I wish more poems started like this. Not just the sad ones, all of them, happy ones, weird ones, funny ones. So damn simple, yet so transcendental. My whole being feels these opening lines…I want to hug the poet, I want to love the world, I want to hold my daughter forever.






This is such an excellent compilation. Thank you! Loved reading it.
Thank you for this, Shannan. Until I lost my wife two years ago, I had never written a grieving poem (perhaps I have had a charmed life, or perhaps I'm just callous and selfish). I have now written a few, although I find that I still mostly write about other things. Grief doesn't go away, but it can recede. In the course of this, I found that it was very important to separate the grief from the poem. If you want to make art from grief and still be true to both the art and the grief, the separation is necessary.

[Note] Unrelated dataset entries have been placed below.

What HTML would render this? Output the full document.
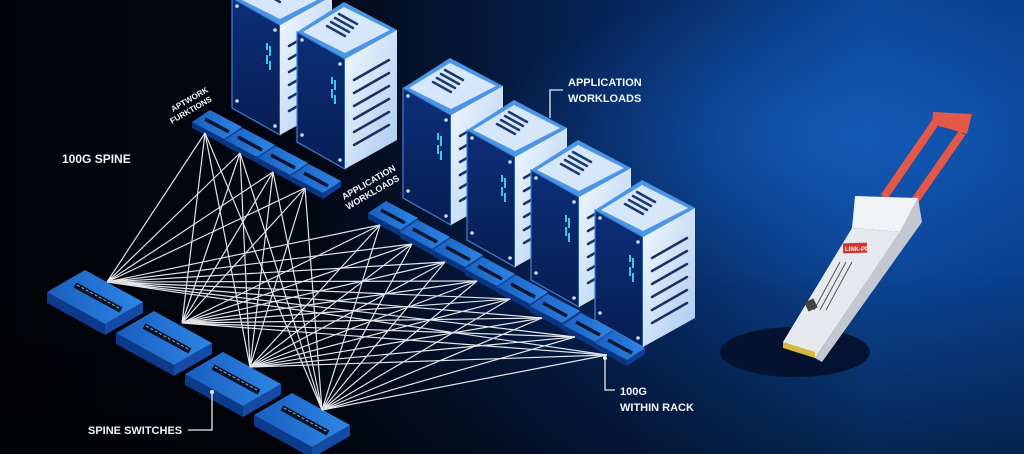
<!DOCTYPE html>
<html><head><meta charset="utf-8"><style>
html,body{margin:0;padding:0;background:#000;}
svg{display:block;}
text{font-family:"Liberation Sans",sans-serif;font-weight:bold;fill:#f2f4f8;}
</style></head><body>
<svg width="1024" height="454" viewBox="0 0 1024 454" xmlns="http://www.w3.org/2000/svg">
<defs>
<linearGradient id="bg" x1="0" y1="0" x2="1" y2="0">
<stop offset="0" stop-color="#020308"/><stop offset="0.3" stop-color="#030712"/>
<stop offset="0.6" stop-color="#06245a"/><stop offset="0.85" stop-color="#0b4596"/><stop offset="1" stop-color="#0a3f8e"/>
</linearGradient>
<radialGradient id="glow" cx="0.83" cy="0.3" r="0.35">
<stop offset="0" stop-color="#1864c8" stop-opacity="0.7"/><stop offset="1" stop-color="#1460c0" stop-opacity="0"/>
</radialGradient>
<linearGradient id="bot" x1="0" y1="0" x2="0" y2="1">
<stop offset="0.6" stop-color="#000" stop-opacity="0"/><stop offset="1" stop-color="#000" stop-opacity="0.45"/>
</linearGradient>
<linearGradient id="side" x1="0" y1="0" x2="1" y2="1">
<stop offset="0" stop-color="#f4f9ff"/><stop offset="1" stop-color="#a9c9f0"/>
</linearGradient>
<linearGradient id="front" x1="0" y1="0" x2="0" y2="1">
<stop offset="0" stop-color="#0c2f7a"/><stop offset="1" stop-color="#081d52"/>
</linearGradient>
<linearGradient id="sw" x1="0" y1="0" x2="1" y2="0">
<stop offset="0" stop-color="#1a5fc0"/><stop offset="1" stop-color="#2e86e6"/>
</linearGradient>
<g id="srv">
<polygon points="0,0 47,-30 100,-2 48,27" fill="#4a95e6"/>
<polygon points="6,0 47,-25 93,-2 48,21" fill="#d6e7fb"/>
<g stroke="#1a3a70" stroke-width="2.5" stroke-linecap="round">
<line x1="38" y1="-14" x2="56" y2="-4"/><line x1="34" y1="-10" x2="52" y2="0"/><line x1="30" y1="-6" x2="48" y2="4"/><line x1="42" y1="-18" x2="60" y2="-8"/>
</g>
<polygon points="0,0 48,27 48,137 0,110" fill="url(#front)" stroke="#3b82d8" stroke-width="1.2"/>
<polygon points="48,27 100,-2 100,108 48,137" fill="url(#side)"/>
<g stroke="#1b3160" stroke-width="2.5" stroke-linecap="round">
<line x1="57" y1="48" x2="92" y2="28"/><line x1="57" y1="61" x2="92" y2="41"/><line x1="57" y1="74" x2="92" y2="54"/><line x1="57" y1="87" x2="92" y2="67"/><line x1="57" y1="100" x2="92" y2="80"/><line x1="57" y1="113" x2="92" y2="93"/>
</g>
<g stroke="#38c8f0" stroke-width="2"><line x1="35" y1="45" x2="35" y2="52"/><line x1="38" y1="48" x2="38" y2="58"/><line x1="35" y1="57" x2="35" y2="66"/><line x1="38" y1="63" x2="38" y2="72"/></g>
<circle cx="5" cy="8" r="1.8" fill="#c8dcf5"/><circle cx="43" cy="32" r="1.8" fill="#c8dcf5"/><circle cx="5" cy="103" r="1.8" fill="#c8dcf5"/><circle cx="43" cy="128" r="1.8" fill="#c8dcf5"/>
</g>
<g id="leaf">
<polygon points="0,0 32,17 32,23 0,6" fill="#0c3580"/>
<polygon points="32,17 50,5 50,11 32,23" fill="#123f94"/>
<polygon points="0,0 18,-12 50,5 32,17" fill="url(#sw)"/>
<line x1="13" y1="-3" x2="37" y2="10" stroke="#0a1630" stroke-width="3.5"/>
</g>
<g id="spine">
<polygon points="0,0 58,32 58,43 0,11" fill="#0d3a8a"/>
<polygon points="58,32 96,10 96,21 58,43" fill="#154ba5"/>
<polygon points="0,0 38,-22 96,10 58,32" fill="url(#sw)"/>
<line x1="28" y1="-7" x2="74" y2="18" stroke="#0a1428" stroke-width="6"/>
<line x1="30" y1="-7" x2="72" y2="16" stroke="#8fb0d8" stroke-width="1" stroke-dasharray="3 2"/>
</g>
</defs>
<rect width="1024" height="454" fill="url(#bg)"/>
<rect width="1024" height="454" fill="url(#glow)"/>
<rect width="1024" height="454" fill="url(#bot)"/>

<use href="#srv" x="232" y="-2"/>
<use href="#srv" x="297" y="32"/>
<use href="#leaf" x="192" y="122"/>
<use href="#leaf" x="225" y="140"/>
<use href="#leaf" x="258" y="158"/>
<use href="#leaf" x="291" y="176"/>
<use href="#srv" x="403" y="88"/>
<use href="#srv" x="467" y="130"/>
<use href="#srv" x="531" y="170"/>
<use href="#srv" x="595" y="210"/>
<use href="#leaf" x="368" y="213"/>
<use href="#leaf" x="400" y="232"/>
<use href="#leaf" x="433" y="250"/>
<use href="#leaf" x="465" y="269"/>
<use href="#leaf" x="498" y="287"/>
<use href="#leaf" x="530" y="306"/>
<use href="#leaf" x="563" y="325"/>
<use href="#leaf" x="595" y="343"/>

<use href="#spine" x="47" y="292"/>
<use href="#spine" x="116" y="333"/>
<use href="#spine" x="185" y="374"/>
<use href="#spine" x="254" y="415"/>

<g stroke="#f4f6fa" stroke-width="1.2" opacity="0.92" fill="none">
<path d="M107,282L205,133M107,282L240,153M107,282L273,172M107,282L305,188M107,282L380,225M107,282L412,244M107,282L445,262M107,282L477,281M107,282L510,299M107,282L542,318M107,282L575,337M107,282L607,355"/>
<path d="M182,323L205,133M182,323L240,153M182,323L273,172M182,323L305,188M182,323L380,225M182,323L412,244M182,323L445,262M182,323L477,281M182,323L510,299M182,323L542,318M182,323L575,337M182,323L607,355"/>
<path d="M250,367L205,133M250,367L240,153M250,367L273,172M250,367L305,188M250,367L380,225M250,367L412,244M250,367L445,262M250,367L477,281M250,367L510,299M250,367L542,318M250,367L575,337M250,367L607,355"/>
<path d="M322,410L205,133M322,410L240,153M322,410L273,172M322,410L305,188M322,410L380,225M322,410L412,244M322,410L445,262M322,410L477,281M322,410L510,299M322,410L542,318M322,410L575,337M322,410L607,355"/>
</g>

<text x="62" y="163" font-size="12">100G SPINE</text>
<text x="88" y="434" font-size="11" font-weight="normal">SPINE SWITCHES</text>
<path d="M188,430H212V392" stroke="#e8ecf2" stroke-width="1.3" fill="none"/>
<circle cx="212" cy="392" r="2" fill="#e8ecf2"/>
<text x="568" y="86" font-size="11">APPLICATION</text>
<text x="568" y="102" font-size="11">WORKLOADS</text>
<path d="M563,90H550V118" stroke="#e8ecf2" stroke-width="1.3" fill="none"/>
<text x="620" y="395" font-size="11">100G</text>
<text x="620" y="411" font-size="11">WITHIN RACK</text>
<path d="M605,358V390H615" stroke="#e8ecf2" stroke-width="1.3" fill="none"/>
<circle cx="605" cy="358" r="2" fill="#e8ecf2"/>
<text transform="translate(344,200) rotate(-30)" font-size="9">APPLICATION</text>
<text transform="translate(348,210) rotate(-30)" font-size="9">WORKLOADS</text>
<text transform="translate(173,112) rotate(-30)" font-size="8">APTWORK</text>
<text transform="translate(172,124) rotate(-30)" font-size="8">FURKTIONS</text>

<ellipse cx="795" cy="352" rx="75" ry="25" fill="#04102a" opacity="0.9"/>
<g fill="none" stroke="#e4584a" stroke-width="8" stroke-linejoin="round">
<path d="M884,197L937,120M914,202L962,133"/>
</g>
<polygon points="933,112 972,114 967,134 932,124" fill="#e4584a"/>
<polygon points="852,228 855,196 918,198 900,232" fill="#f1f3f6"/>
<polygon points="900,232 918,198 922,222 822,362 815,358" fill="#c3c8d0"/>
<polygon points="852,228 900,232 815,358 783,342" fill="#e6e9ee"/>
<polygon points="783,342 815,352 815,358 783,348" fill="#d8b640"/>
<rect x="843" y="243" width="24" height="10" fill="#d6302a" transform="rotate(-2 855 248)"/>
<text x="845" y="251" font-size="6" style="fill:#fff">LINK-PP</text>
<g stroke="#555" stroke-width="1"><line x1="840" y1="262" x2="814" y2="310"/><line x1="846" y1="262" x2="820" y2="310"/><line x1="852" y1="262" x2="826" y2="310"/></g>
<rect x="806" y="300" width="10" height="10" fill="#444" transform="rotate(-25 811 305)"/>
</svg>
</body></html>
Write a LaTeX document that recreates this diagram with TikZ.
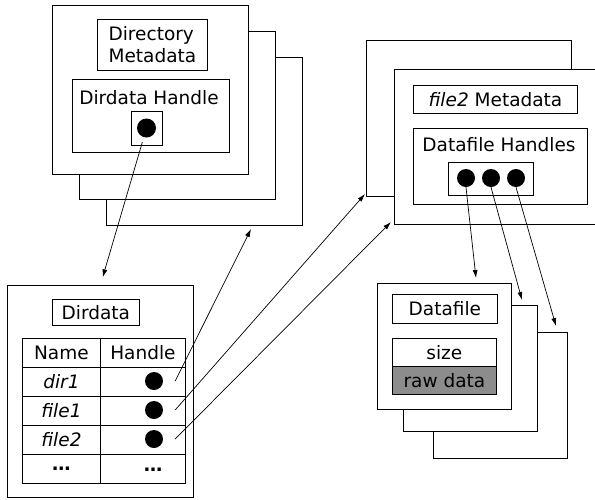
\documentclass[tikz,border=0pt]{standalone}
\usepackage{fontspec}
\setmainfont{DejaVu Sans}
\usepackage{tikz}
\usetikzlibrary{arrows.meta,positioning,calc}
\tikzstyle{arrow}=[draw,-{Latex[length=8pt,width=5pt]},line width=0.7pt]
\tikzstyle{sheet} =
  [rectangle, draw, fill=white, anchor=north west, inner sep=0pt, line width=0.8pt]
\tikzstyle{cell} =
  [rectangle, draw, anchor=north west, inner sep=0pt, minimum height=29pt, line width=0.8pt]
\tikzstyle{handledot} = [circle, fill=black, inner sep=0pt, minimum size=18pt]

\begin{document}
\begin{tikzpicture}[x=1pt, y=-1pt, font=\fontsize{18.5}{22}\selectfont]
  \useasboundingbox (0,0) rectangle (595,499);

  % directory metadata stack
  \node [sheet, minimum width=196pt, minimum height=168pt] (dm3) at (106,57) {};
  \node [sheet, minimum width=196pt, minimum height=168pt] (dm2) at (79,31) {};
  \node [sheet, minimum width=196pt, minimum height=169pt] (dm1) at (52,5) {};
  \node [sheet, minimum width=110pt, minimum height=51pt, align=left] (dmeta) at (97,19)
    {Directory\\Metadata};
  \node [sheet, minimum width=157pt, minimum height=73pt] (dh) at (72,79) {};
  \node [] (dhtext) at (149,98) {Dirdata Handle};
  \node [sheet, minimum width=31pt, minimum height=34pt] (dhbox) at (131,111) {};
  \node [handledot, minimum size=19pt] (hd) at (146.5,128) {};

  % file metadata stack
  \node [sheet, minimum width=205pt, minimum height=156pt] (fm1) at (366,40) {};
  \node [sheet, minimum width=205pt, minimum height=155pt] (fm2) at (394,69) {};
  \node [sheet, minimum width=164pt, minimum height=28pt] (fmeta) at (413,85)
    {\textit{file2} Metadata};
  \node [sheet, minimum width=174pt, minimum height=76pt] (dfh) at (413,128) {};
  \node [] (dfhtext) at (499,145) {Datafile Handles};
  \node [sheet, minimum width=85pt, minimum height=33pt] (dfhbox) at (448,162) {};
  \node [handledot] (fd1) at (466,178) {};
  \node [handledot] (fd2) at (491,178) {};
  \node [handledot] (fd3) at (516,178) {};

  % datafile stack
  \node [sheet, minimum width=134pt, minimum height=126pt] (df3) at (433,332) {};
  \node [sheet, minimum width=134pt, minimum height=126pt] (df2) at (403,305) {};
  \node [sheet, minimum width=134pt, minimum height=126pt] (df1) at (377,283) {};
  \node [sheet, minimum width=105pt, minimum height=29pt] (dfname) at (392,294) {Datafile};
  \node [sheet, minimum width=104pt, minimum height=28pt] (size) at (392,338) {size};
  \node [sheet, fill=black!45, minimum width=104pt, minimum height=28pt] (raw) at (392,366)
    {raw data};

  % dirdata table
  \node [sheet, minimum width=186pt, minimum height=212pt] (dd) at (7,285) {};
  \node [sheet, minimum width=87pt, minimum height=26pt] (ddname) at (52,299) {Dirdata};
  \node [cell, minimum width=78pt] (n0) at (22,338) {Name};
  \node [cell, minimum width=85pt] (h0) at (100,338) {Handle};
  \node [cell, minimum width=78pt] (n1) at (22,367) {\textit{dir1}};
  \node [cell, minimum width=85pt] (h1) at (100,367) {};
  \node [cell, minimum width=78pt] (n2) at (22,396) {\textit{file1}};
  \node [cell, minimum width=85pt] (h2) at (100,396) {};
  \node [cell, minimum width=78pt] (n3) at (22,425) {\textit{file2}};
  \node [cell, minimum width=85pt] (h3) at (100,425) {};
  \node [cell, minimum width=78pt] (n4) at (22,454) {\textbf{…}\hspace{3pt}};
  \node [cell, minimum width=85pt] (h4) at (100,454) {};
  \node [] (hdots) at (153,470) {\textbf{…}};
  \node [handledot] (d1) at (154,381) {};
  \node [handledot] (d2) at (154,410) {};
  \node [handledot] (d3) at (154,439) {};

  % arrow ends
  \coordinate (e1) at (251,229);
  \coordinate (e2) at (365,194);
  \coordinate (e3) at (391,222);
  \coordinate (f1) at (476,278);
  \coordinate (f2) at (522,300);
  \coordinate (f3) at (556,326);

  \draw [arrow, shorten <=5pt, shorten >=8pt] (hd) -- (dd.north);
  \draw [arrow] ([xshift=12pt]d1.east) -- (e1);
  \draw [arrow] ([xshift=12pt]d2.east) -- (e2);
  \draw [arrow] ([xshift=12pt]d3.east) -- (e3);
  \draw [arrow] (fd1.south) -- (f1);
  \draw [arrow] (fd2.south) -- (f2);
  \draw [arrow] (fd3.south) -- (f3);
\end{tikzpicture}
\end{document}
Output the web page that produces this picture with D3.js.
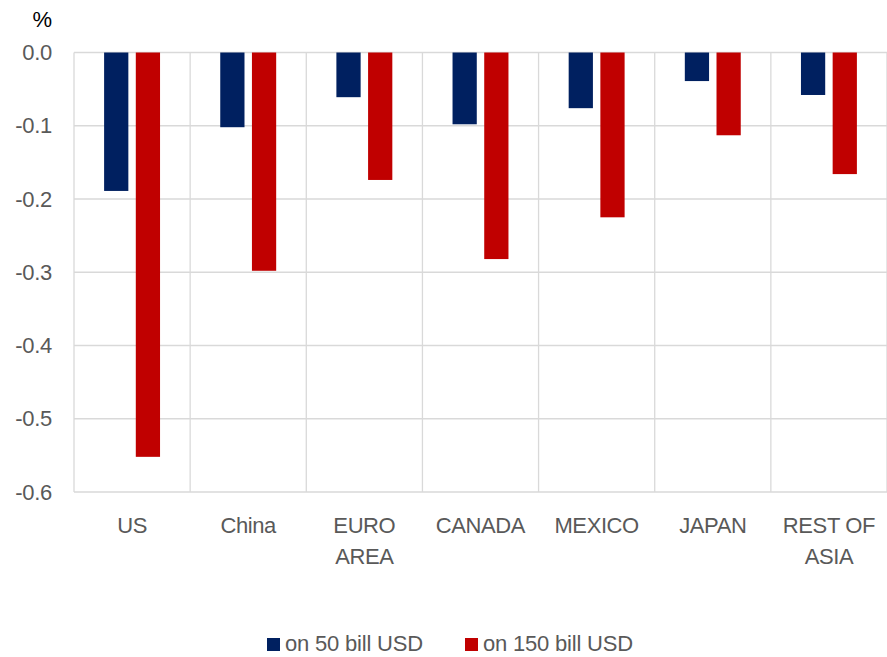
<!DOCTYPE html>
<html><head><meta charset="utf-8">
<script src="https://cdn.jsdelivr.net/npm/d3@7"></script>
<style>body{margin:0;background:#fff}svg{display:block}text{font-family:"Liberation Sans",Arial,sans-serif;fill:#595959}</style>
</head><body><svg id="c" width="887" height="657"></svg>
<script>
const categories = [["US"],["China"],["EURO","AREA"],["CANADA"],["MEXICO"],["JAPAN"],["REST OF","ASIA"]];
const seriesNames = ["on 50 bill USD","on 150 bill USD"];
const on50 = [-0.189,-0.102,-0.061,-0.098,-0.076,-0.039,-0.058];
const on150 = [-0.552,-0.298,-0.174,-0.282,-0.225,-0.113,-0.166];
const yTicks = [0,-0.1,-0.2,-0.3,-0.4,-0.5,-0.6];
const colors = ["#002060","#C00000"];

const svg = d3.select("#c");
const L=74, R=887, T=52.5, B=492;
const x = d3.scaleBand().domain(d3.range(categories.length)).range([L,R]).paddingInner(0).paddingOuter(0);
const y = d3.scaleLinear().domain([0,-0.6]).range([T,B]);
const x1 = d3.scaleBand().domain([0,1]).range([0,x.bandwidth()]).paddingInner(0.235).paddingOuter(0.95);

// gridlines
const g = svg.append("g");
g.selectAll("line.h").data(yTicks).join("line")
  .attr("x1",L).attr("x2",R).attr("y1",d=>y(d)).attr("y2",d=>y(d))
  .attr("stroke","#d9d9d9").attr("stroke-width",1.3);
g.selectAll("line.v").data(d3.range(categories.length+1)).join("line")
  .attr("x1",i=>i<categories.length?x(i):R).attr("x2",i=>i<categories.length?x(i):R)
  .attr("y1",T).attr("y2",B).attr("stroke","#d9d9d9").attr("stroke-width",1.3);

// y axis labels
const fmt = d=>d3.format(".1f")(d).replace("\u2212","-");
const yAxis = d3.axisLeft(y).tickValues(yTicks).tickFormat(fmt).tickSize(0).tickPadding(22);
const ya = svg.append("g").attr("transform",`translate(${L},0)`).call(yAxis);
ya.select(".domain").remove();
ya.selectAll("text").attr("font-size",22).attr("fill","#595959").attr("font-family","Liberation Sans, Arial, sans-serif").attr("letter-spacing","-0.3");
svg.append("text").attr("x",52).attr("y",27).attr("text-anchor","end").attr("font-size",22).style("fill","#000").text("%");

// bars
const series=[on50,on150];
series.forEach((s,si)=>{
  svg.append("g").selectAll("rect").data(s).join("rect")
    .attr("x",(d,i)=>x(i)+x1(si)).attr("width",x1.bandwidth())
    .attr("y",y(0)).attr("height",d=>y(d)-y(0)).attr("fill",colors[si]);
});

// category labels
const cl = svg.append("g");
categories.forEach((c,i)=>{
  const t = cl.append("text").attr("text-anchor","middle").attr("font-size",22).attr("letter-spacing","-0.4")
    .attr("x",x(i)+x.bandwidth()/2).attr("y",533);
  c.forEach((line,li)=>t.append("tspan").attr("x",x(i)+x.bandwidth()/2).attr("dy",li?31:0).text(line));
});

// legend
const lg = svg.append("g");
const lx=[267,465];
seriesNames.forEach((n,i)=>{
  lg.append("rect").attr("x",lx[i]).attr("y",638).attr("width",13).attr("height",13).attr("fill",colors[i]);
  lg.append("text").attr("x",lx[i]+18).attr("y",651).attr("font-size",22).attr("letter-spacing","-0.2").text(n);
});
</script></body></html>
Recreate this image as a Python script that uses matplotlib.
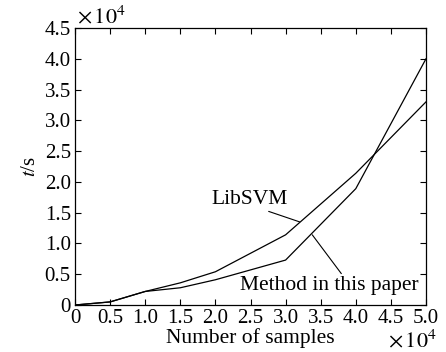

Therefore, I submitted my poem to my regular critique group, and I told them, "Please be honest about what can be improved. I understand that you are critiquing my poem, not my grief. I want the poem to be worthy of the grief, so please don't tiptoe around its flaws." After all, one can't say "don't touch my holy inviolable grief" when someone points out a weak image, too-abstract description, or opportunity for improvement. It must be worked over like any other poem you are serious about.
And they helped. They helped a great deal and recommended several... "surgical interventions." The final version is up on my substack, if anyone cares to go look. I think it may qualify as "not bad" at this point. Without my subjecting it to their scrutiny, it would have remained unworthy.